# Question about "The Wall" by Pink Floyd



## Stratocaster (Feb 2, 2006)

I just bought the movie, and I have some questions about it.

1. Were the flowers having sex in the animation?
2. Whats really going on in another brick in the wall, with kids falling into a meat grinder?
3. How did he go from rock star to leader of the german army?


----------



## Guest (Apr 30, 2006)

1 yes

2 Euphemism... the education system, taking fresh meat and cranking out a bland, tasteless sameness at the expense of individuality

3 allegory.... Roger Waters has always had delusions of grandeur when it comes to fronting a band


----------



## Stratocaster (Feb 2, 2006)

wow thanks!


----------



## MaxWedge (Feb 24, 2006)

There is more to this than meets the eye. Listen to the lyrics,"we don't need no education." It's a double negative. The school kids are actually proclaiming their need for an education. Pink Floyd the thinking man's band.:rockon:


----------



## Xanadu (Feb 3, 2006)

The wall's a movie??!!evilGuitar:


----------



## david henman (Feb 3, 2006)

...just picked it up, haven't watched it yet.

i have watched "in the flesh" dozens of times!

-david


----------



## Emohawk (Feb 3, 2006)

ClintonHammond said:


> 3 allegory.... Roger Waters has always had delusions of grandeur when it comes to fronting a band


<snicker, snicker> This made my afternoon...and got Cartman quotes out of my brain - at least for the moment...


----------



## butterknucket (Feb 5, 2006)

The Wall was one of my least favourite Pink Floyd albums.


----------



## Alan Small (Dec 30, 2019)

animals


----------



## butterknucket (Feb 5, 2006)

Animals is one of my favourites.


----------



## MarkM (May 23, 2019)

Lately I have become a huge Gilmour fan , the wall is my ill spent youth. Some of his best guitar work was on that album in my opinion. I have been a Floyd fan for over 40 years. The wall was a part of my life where I may have experimented with illicit substances that changed my perception of reality? I have worn out 2 LPs, 1 cassette and still have a vinyl copy, cassette and CD.


----------



## SG-Rocker (Dec 30, 2007)

1) Dark Side of the Moon
2) Animals
3) The Piper at the Gates of Dawn
4) Saucerful of Secrets (the organ sequence at the end, "Celestial Voices" is one of the most majestic chord progressions ever)


----------



## knight_yyz (Mar 14, 2015)

Another vote for Animals...


----------



## keto (May 23, 2006)

Wish You Were Here, for me.

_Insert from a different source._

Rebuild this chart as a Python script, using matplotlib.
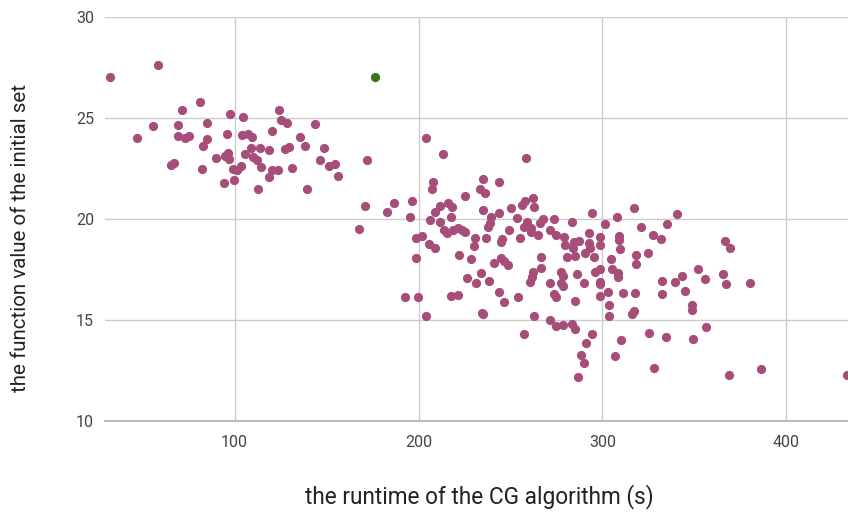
import matplotlib
matplotlib.use('Agg')
from matplotlib import pyplot as plt

# Tempo de execucao do algoritmo CG (s) e valor da funcao do conjunto inicial
runtimes = [
    # grupo da esquerda
    32.1, 58.3, 81.0, 71.2, 97.3, 104.3, 123.9, 125.4, 128.4, 143.6, 55.6, 47.1,
    69.2, 69.0, 72.8, 75.2, 84.9, 84.8, 82.8, 95.7, 103.8, 107.2, 109.4, 120.1,
    109.1, 114.0, 118.6, 127.5, 129.7, 135.5, 138.2, 148.4, 105.6, 94.6, 96.6, 96.7,
    89.7, 110.0, 112.0, 114.5, 120.1, 123.7, 118.5, 131.3, 146.6, 151.1, 154.3, 156.0,
    65.2, 67.2, 82.2, 99.1, 101.3, 103.3, 94.0, 99.5, 112.9, 139.3, 171.9, 170.7,
    167.6,
    # grupo do meio
    204.0, 213.4, 258.2, 235.2, 244.0, 207.8, 207.4, 233.5, 236.2, 225.4, 262.1, 258.0,
    256.3, 263.0, 186.4, 196.7, 182.6, 195.1, 211.9, 216.1, 218.1, 209.2, 206.4, 211.9,
    217.4, 234.8, 239.5, 238.6, 237.7, 244.0, 250.2, 253.6, 259.1, 257.2, 260.9, 265.8,
    267.8, 273.9, 283.3, 294.2, 261.4, 265.2, 271.6, 274.8, 279.2, 279.5, 284.4, 287.1,
    283.9, 292.9, 292.9, 290.6, 295.3, 285.3, 280.8, 285.9, 290.2, 296.0, 214.1, 215.4,
    218.7, 221.4, 223.5, 225.4, 198.5, 201.8, 205.6, 208.7, 198.4, 230.8, 230.4, 236.4,
    249.1, 254.9, 245.3, 244.7, 221.9, 228.6, 240.8, 244.7, 246.7, 248.7, 266.3, 266.8,
    262.1, 261.6, 260.7, 277.5, 278.4, 271.4, 277.7, 278.8, 273.5, 274.8, 285.2, 234.0,
    226.6, 231.1, 238.2, 244.0, 254.2, 192.4, 199.6, 217.8, 221.6,
    203.8, 234.4, 235.3, 246.7, 262.5, 257.2, 271.7, 274.8, 278.8, 283.3, 285.2, 294.4,
    291.3, 288.4, 290.2, 286.6, 298.4,
    # grupo da direita
    307.8, 317.4, 340.4, 301.6, 320.7, 334.9, 327.3, 331.7, 298.7, 308.9, 309.2, 293.3,
    298.4, 309.6, 318.3, 325.0, 318.1, 304.7, 305.3, 308.7, 308.7, 298.9, 298.7, 298.7,
    302.9, 311.0, 317.8, 303.8, 303.6, 316.3, 317.0, 332.6, 332.4, 339.7, 343.1, 344.7,
    352.2, 356.0, 365.8, 367.4, 380.1, 366.8, 369.2, 348.9, 348.7, 356.5, 349.3, 334.8,
    325.5, 309.9, 306.9, 328.1, 368.6, 386.0, 433.0,
]
values = [
    27.03, 27.61, 25.81, 25.38, 25.20, 25.03, 25.38, 24.90, 24.74, 24.70, 24.60, 24.02,
    24.65, 24.12, 24.02, 24.12, 24.77, 23.98, 23.60, 24.22, 24.14, 24.19, 24.04, 24.37,
    23.53, 23.53, 23.40, 23.45, 23.55, 24.07, 23.60, 23.53, 23.23, 23.12, 23.25, 22.96,
    23.00, 23.08, 22.92, 22.56, 22.43, 22.41, 22.08, 22.51, 22.90, 22.62, 22.74, 22.14,
    22.67, 22.76, 22.49, 22.46, 22.43, 22.62, 21.80, 21.93, 21.49, 21.49, 22.94, 20.63,
    19.49,
    23.99, 23.22, 23.02, 21.98, 21.83, 21.82, 21.47, 21.49, 21.29, 21.14, 21.02, 20.91,
    20.69, 20.61, 20.81, 20.88, 20.36, 20.11, 20.64, 20.81, 20.61, 20.36, 19.95, 19.84,
    20.08, 20.45, 20.08, 19.79, 19.62, 20.28, 20.54, 20.03, 19.85, 19.62, 19.54, 19.79,
    20.01, 20.00, 19.84, 20.31, 19.37, 19.19, 19.46, 19.19, 19.09, 18.71, 18.88, 18.91,
    18.55, 19.29, 18.80, 18.30, 18.13, 18.18, 18.10, 17.29, 16.82, 17.39, 19.46, 19.29,
    19.46, 19.57, 19.46, 19.34, 19.04, 19.16, 18.75, 18.58, 18.05, 19.07, 18.66, 19.04,
    19.46, 19.07, 18.99, 18.84, 18.22, 18.04, 17.82, 18.05, 17.94, 17.72, 18.10, 17.56,
    17.39, 17.15, 16.90, 17.39, 17.19, 16.82, 16.82, 16.68, 16.27, 16.15, 15.94, 17.31,
    17.09, 16.85, 16.93, 16.37, 16.15, 16.15, 16.15, 16.20, 16.24,
    15.20, 15.36, 15.28, 15.88, 15.21, 14.31, 15.00, 14.70, 14.75, 14.79, 14.55, 14.29,
    13.85, 13.27, 12.86, 12.19, 16.20,
    20.11, 20.56, 20.25, 19.74, 19.59, 19.77, 19.21, 19.03, 19.12, 19.16, 18.96, 18.58,
    18.71, 18.50, 18.20, 18.30, 17.76, 18.00, 17.51, 17.31, 17.11, 17.52, 16.90, 16.77,
    16.40, 16.32, 16.32, 15.73, 15.20, 15.30, 15.45, 16.92, 16.27, 16.88, 17.16, 16.42,
    17.51, 17.01, 17.26, 16.80, 16.83, 18.90, 18.58, 15.76, 15.50, 14.65, 14.06, 14.17,
    14.37, 13.99, 13.22, 12.61, 12.26, 12.56, 12.26,
]

# ponto destacado em verde
highlight_runtime = [176.1]
highlight_value = [27.03]

x_ticks = [100, 200, 300, 400]
y_ticks = [10, 15, 20, 25, 30]

plt.rcParams['font.family'] = ['Roboto', 'DejaVu Sans']

fig = plt.figure(figsize=(8.48, 5.13), dpi=100)
ax = fig.add_axes([105 / 848, 92 / 513, 743 / 848, 404 / 513])

ax.scatter(runtimes, values, s=44, c='#a64d79', linewidths=0, zorder=3)
ax.scatter(highlight_runtime, highlight_value, s=44, c='#38761d', linewidths=0, zorder=3)

ax.set_xlim(29.5, 433.5)
ax.set_ylim(10, 30)
ax.set_xticks(x_ticks)
ax.set_yticks(y_ticks)

# grade cinza clara, sem bordas
ax.grid(color='#cccccc', linewidth=1)
ax.set_axisbelow(True)
for side in ax.spines.values():
    side.set_visible(False)
ax.axhline(10, color='#bbbbbb', linewidth=1.5, clip_on=False, zorder=1)

ax.tick_params(axis='both', length=0, labelsize=11.5, labelcolor='#444444')
ax.tick_params(axis='y', pad=8)
ax.tick_params(axis='x', pad=10)

fig.text(21 / 848, 1 - 238 / 513, 'the function value of the initial set',
         rotation=90, ha='center', va='center', fontsize=14.8, color='#222222')
fig.text(479 / 848, 1 - 497 / 513, 'the runtime of the CG algorithm (s)',
         ha='center', va='center', fontsize=16.3, color='#222222')

plt.savefig('out.png', dpi=100)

Dark followed by _any_ tho I don’t have the patience any more for the early experimental stuff, I do own and know it. Wall came out late high school, was invited to a listen party, it was trippy as hell. At big volume with various party ingestibles.

Also saw the movie first release, it is not memorable, other than being vaguely bored.


----------



## StratCat (Dec 30, 2013)

Animals for me.


----------



## Sneaky (Feb 14, 2006)

Whew. For a minute I thought Clinton Hammond was back.


----------



## SWLABR (Nov 7, 2017)

Funny how all these old threads are getting resurrected via the new "Recommended Reading" algorithm. 

Lots of votes for_ Animals_, which is great, but haven't seen much love for _Wish You Were Here_ LP! (thanks @keto ) 

_Have a Cigar_ is such an incredible example of Gilmour's pure tone.


----------



## BGood (Feb 20, 2015)

butterknucket said:


> Animals is one of my favourites.


So ... Animals over The Wall ? 
I always thought they usually try go under.


----------



## bzrkrage (Mar 20, 2011)

Sneaky said:


> Whew. For a minute I thought Clinton Hammond was back.


Who? Another “Brick in the Wall”? (Did he get banned?)


----------



## Sneaky (Feb 14, 2006)

Yes. He was either banned or left in a huff, but I think banned.


----------



## butterknucket (Feb 5, 2006)

Even though I've been here since the early days, I didn't spend much time here until much later. I missed all the early drama.


----------